À Genève, alors que les autorités cantonales seront renouvelées en avril, des activistes veulent là aussi se projeter dans l’arène politique. C’est le cas d’Antoine Mayerat, qui se lance dans la course au parlement, «déçu par l’immobilisme et avec l’envie de changer ça», confie-t-il.
«Une question de survie»
Reste que les rapports entre la sphère politique et des mouvements tels qu’Extinction Rebellion, la Grève du climat ou Renovate Switzerland sont à la fois proches et distants. La défiance envers la politique institutionnelle est grande chez une partie de la jeunesse engagée, pouvant aller jusqu’à la dépolitisation.
«Si la politique institutionnelle n’est pas capable de prendre en mains l’urgence, comment puis-je laisser ma vie entre les mains de politiciens et politiciennes qui ne peuvent pas agir. C’est simplement une question de survie», souligne ainsi Cécile Bessire, porte-parole de Renovate Switzerland, mouvement composé d’un noyau dur d’une centaine de personnes actives en Suisse, qui a pour credo la résistance civile non violente.
«Aucun mot d’ordre ne sera donné en prévision des élections fédérales», confesse-t-elle. «Mais j’irai voter. C’est mon choix personnel. Chacun et chacune est libre». Elle ne sait toutefois pas encore sur quel parti son choix se portera au moment de glisser son bulletin dans l’urne.
Les limites de la démocratie élective
La méfiance envers le monde politique est encore plus perceptible chez les Doctors for Extinction Rebellion du canton de Neuchâtel qui s’impliquent depuis maintenant un an et demi dans la vie locale.
«Nous n’avons pas d’intérêt pour les élections puisque la démocratie élective a atteint ses limites en raison de l’incapacité des institutions politiques à prendre des décisions courageuses et nécessaires dans l’intérêt de la population, larvées qu’elles sont par les lobbies et le souhait persistant d’être réélu», nous a répondu anonymement le collectif de Neuchâtel pour expliquer son rejet de la politique institutionnelle.
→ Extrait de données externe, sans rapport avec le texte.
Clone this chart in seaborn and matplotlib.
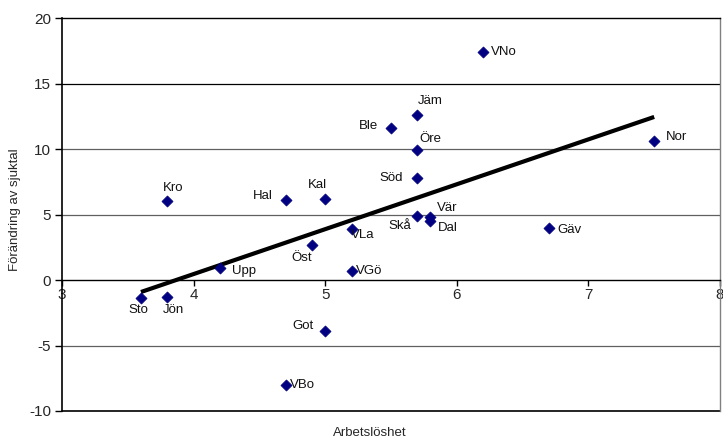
import numpy as np
import pandas as pd
import matplotlib
matplotlib.use("Agg")
import matplotlib.pyplot as plt
import seaborn as sns

# Regional unemployment vs. change in sickness rate
regions = ["Sto", "Jön", "Kro", "Upp", "Hal", "Kal", "Öst", "VLa", "VGö", "Got",
           "VBo", "Ble", "Jäm", "Öre", "Söd", "Skå", "Vär", "Dal", "VNo", "Nor", "Gäv"]
arbetsloshet = [3.6, 3.8, 3.8, 4.2, 4.7, 5.0, 4.9, 5.2, 5.2, 5.0,
                4.7, 5.5, 5.7, 5.7, 5.7, 5.7, 5.8, 5.8, 6.2, 7.5, 6.7]
sjuktal = [-1.4, -1.3, 6.0, 0.9, 6.1, 6.2, 2.7, 3.9, 0.7, -3.9,
           -8.0, 11.6, 12.6, 9.9, 7.8, 4.9, 4.8, 4.5, 17.4, 10.6, 4.0]

# label placement: (dx, dy) in pixels and horizontal alignment
label_pos = {
    "Sto": (-3, -12, "center"), "Jön": (6, -13, "center"), "Kro": (6, 13, "center"),
    "Upp": (12, -3, "left"), "Hal": (-13, 4, "right"), "Kal": (-8, 14, "center"),
    "Öst": (-10, -13, "center"), "VLa": (-1, -6, "left"), "VGö": (4, 0, "left"),
    "Got": (-12, 5, "right"), "VBo": (4, 0, "left"), "Ble": (-13, 2, "right"),
    "Jäm": (13, 14, "center"), "Öre": (13, 11, "center"), "Söd": (-14, 0, "right"),
    "Skå": (-6, -10, "right"), "Vär": (17, 9, "center"), "Dal": (7, -7, "left"),
    "VNo": (8, 0, "left"), "Nor": (12, 4, "left"), "Gäv": (8, -2, "left"),
}

df = pd.DataFrame({"region": regions, "x": arbetsloshet, "y": sjuktal})

sns.set_theme(style="white")
plt.rcParams["font.family"] = ["Liberation Sans", "DejaVu Sans"]

fig = plt.figure(figsize=(7.23, 4.42), dpi=100)
ax = fig.add_axes([62 / 723, 31 / 442, 658 / 723, 393 / 442])

ax.set_xlim(3, 8)
ax.set_ylim(-10, 20)

# horizontal gridlines
grid_colors = {15: "#000000", 10: "#606060", 5: "#606060", -5: "#606060"}
for yv, c in grid_colors.items():
    ax.axhline(yv, color=c, lw=0.9, zorder=1)
ax.axhline(-10, color="black", lw=1.2, zorder=1, clip_on=False)

# linear trend line
k, m = np.polyfit(df["x"], df["y"], 1)
xs = np.array([df["x"].min(), df["x"].max()])
ax.plot(xs, k * xs + m, color="black", lw=3, zorder=2, solid_capstyle="butt")

sns.scatterplot(data=df, x="x", y="y", ax=ax, marker="D", s=32,
                color="#000080", edgecolor="#000080", linewidth=0.5, zorder=3)

for r, xv, yv in zip(regions, arbetsloshet, sjuktal):
    dx, dy, ha = label_pos[r]
    ax.annotate(r, (xv, yv), xytext=(dx, dy), textcoords="offset pixels",
                ha=ha, va="center", fontsize=9.5, color="#111111", zorder=4)

# spines: x axis at zero
ax.spines["bottom"].set_position(("data", 0))
ax.spines["bottom"].set_color("black")
ax.spines["bottom"].set_linewidth(1.0)
ax.spines["left"].set_color("black")
ax.spines["left"].set_linewidth(1.2)
ax.spines["top"].set_color("black")
ax.spines["top"].set_linewidth(1.0)
ax.spines["right"].set_color("#808080")
ax.spines["right"].set_linewidth(1.0)

ax.set_xticks([3, 4, 5, 6, 7, 8])
ax.set_yticks([-10, -5, 0, 5, 10, 15, 20])
ax.set_yticklabels(["-10", "-5", "0", "5", "10", "15", "20"])
ax.tick_params(axis="x", direction="out", length=4, width=1, color="black",
               labelsize=11, pad=2, bottom=True)
ax.tick_params(axis="y", direction="out", length=5, width=1, color="black",
               labelsize=11, pad=3, left=True)

ax.set_xlabel("")
ax.set_ylabel("")
fig.text(15 / 723, 1 - 210 / 442, "Förändring av sjuktal", rotation=90,
         ha="center", va="center", fontsize=9.5)
fig.text(370 / 723, 1 - 433 / 442, "Arbetslöshet", ha="center", va="center",
         fontsize=9.5)

fig.savefig("out.png", dpi=100)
«Notre but n’est pas de nous faire élire, notre action vise à exercer une pression de l’extérieur sans relais spécifique», souligne le collectif. Mais selon ces militants et militantes en blouse blanche, un changement du système politique s’impose. «Voilà pourquoi nous pensons que les chambres ou assemblées citoyennes sont la meilleure option. Espérons que des initiatives seront déposées dans plus de communes et cantons. Au niveau fédéral aussi, c’est une des seules solutions pour prendre la bonne direction».
La rue restera donc un champ de lutte privilégié de la jeunesse engagée pour le climat ces prochains mois. Plusieurs manifestations d’envergure ne manqueront d’ailleurs pas d’émailler l’année électorale, dont des défilés pour le climat. Co-autrice du dernier rapport du Groupe d’experts intergouvernemental sur l’évolution du climat (GIEC), la scientifique Julia Steinberger prépare pour avril, avec d’autres activistes, une Marche bleue en Suisse romande jusqu’à Berne. Avec comme point d’orgue un passage sous les fenêtres du Palais fédéral, épicentre du pouvoir.